How many individuals and organisations are advocating the topic of working time reduction in your country and do you form partnerships?
We are The Austrian Union Produktionsgewerkschaft (PRO-GE) – Union of industrial and manufacturing workers and we represent blue-collar workers in the sectors of metal industry, chemical industry, textile industry, food industry and the corresponding manufacturing sectors, agricultural and forestry workers as well as blue-collar contract workers in all sectors. Considering the topic of working time reduction, we have a growing institutionalised collaboration with other unions, NGOs, scholars and interested individuals about this topic. One part is a circle for scientific research and exchange of experiences. In this context, we are also working on strategies to reframe the working time discussion.
What is your group`s actual proposal for the reduction of working time?
An innovative and clever reduction of working time can be achieved through the combination of various measures on different levels. Our main goal at the moment is to counter the debate of ever increasing working time and flexibility with a strategy of increasing autonomy. This has (at least) three components: First, the reduction of working time. Second, autonomy for the employees (the right to choose between bonus time or money; the right to choose the date when you will consume your bonus time; the right to determine your own working time within a set framework). Third is the compatibility with family, education, hobbies, political activities, personal needs…
We have demands and do work on different levels: Change of the law / federal level, the level of sector-wide collective agreements as well as agreements on the company level: we represent a lot of industrial workers doing shift work and working under difficult conditions (physically demanding work, lifting of heavy work, cold, heat, vibration etc.). In Austria, we have many legal provisions that already provide for certain things that are unknown in other countries or are still on the demand list of the unions. There is for instance a legal right to a part time job for parents and (more important) a legal right to return to full-time afterwards. Next to the reduction of the daily or weekly working time, we also consider that it is important to talk about the yearly working time (eg. one more week of paid holiday leave) and all the overall working time during your entire working life.
Who do you encounter as opponents and what are their counterarguments?
Main opponents are employers: main argument is additional costs. The second is government: since we have a right-wing anti- workers government in Austria since December 2017 things have gotten worse:
- The maximum working hours have been increased to 12 hour work day and a 60 hour working week.
- The increase of the possibilities of – employer driven – working time flexibility (this includes a significant expansion of working time in peaks and a loss of overtime surcharges).
- The reduction of the power of unions by ruling out the sectoral collective agreements and concentrating on the individual company level. The Government has very close bonds with the employers’ associations, in particular the association of industrialists (“Federation of Austrian industrialists” who is not an official social partner by the way) and willingly fulfils their wishes.
What is the public opinion on working time reduction in your country?

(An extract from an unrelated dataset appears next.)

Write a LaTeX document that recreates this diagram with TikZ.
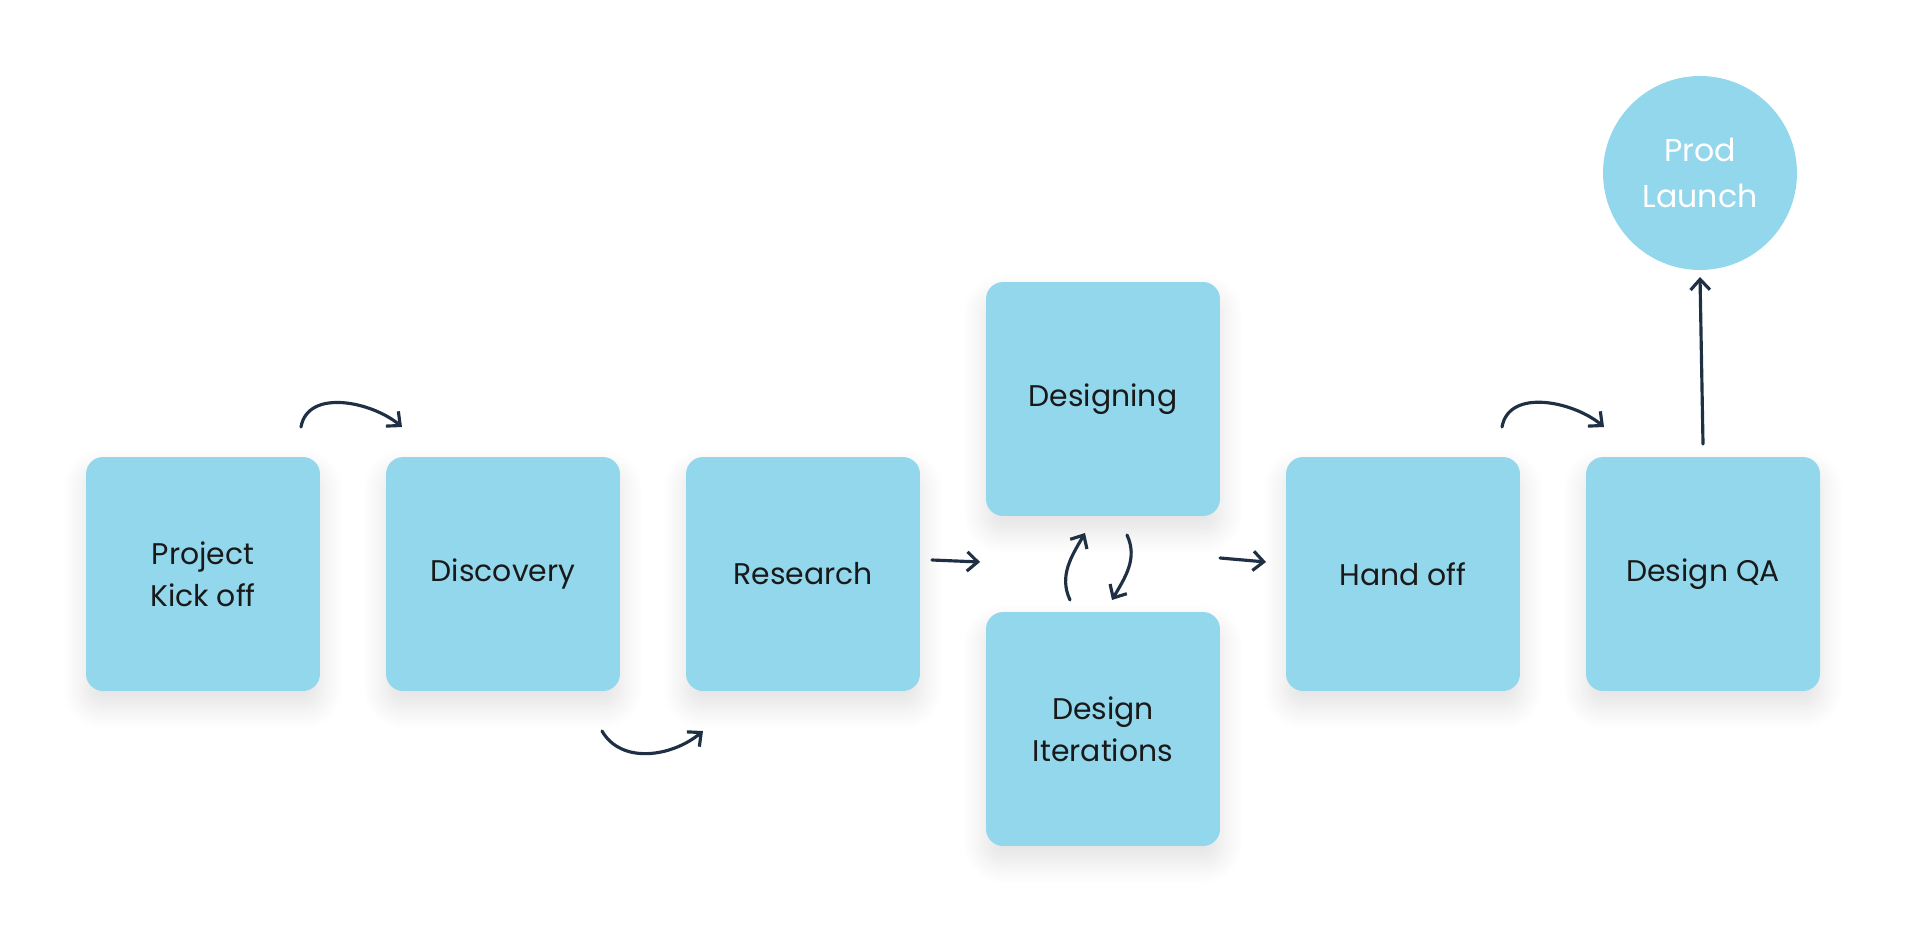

It’s very mixed – things and attitude are changing. Especially young treasure the value of free time, gender stereotypes are slowly changing (e.g. fathers want to spend more time with their kids). Hesitancy results from the pessimistic expectation that a reduction of working time is connected to a loss of income.
What is your next step in the campaign? And what are your short-term, medium-term and long-terms objectives?
We currently do not have a specific campaign towards working time reduction. One of the reasons is that we currently fight a couple of defensive battles against the reactionary and aggressive government policies. There is a general goal for every collective agreement to take progressive working time issues into account, e.g. the possibility to choose between time and money. We will of course also continue to work in lobbying and cooperating with our allies.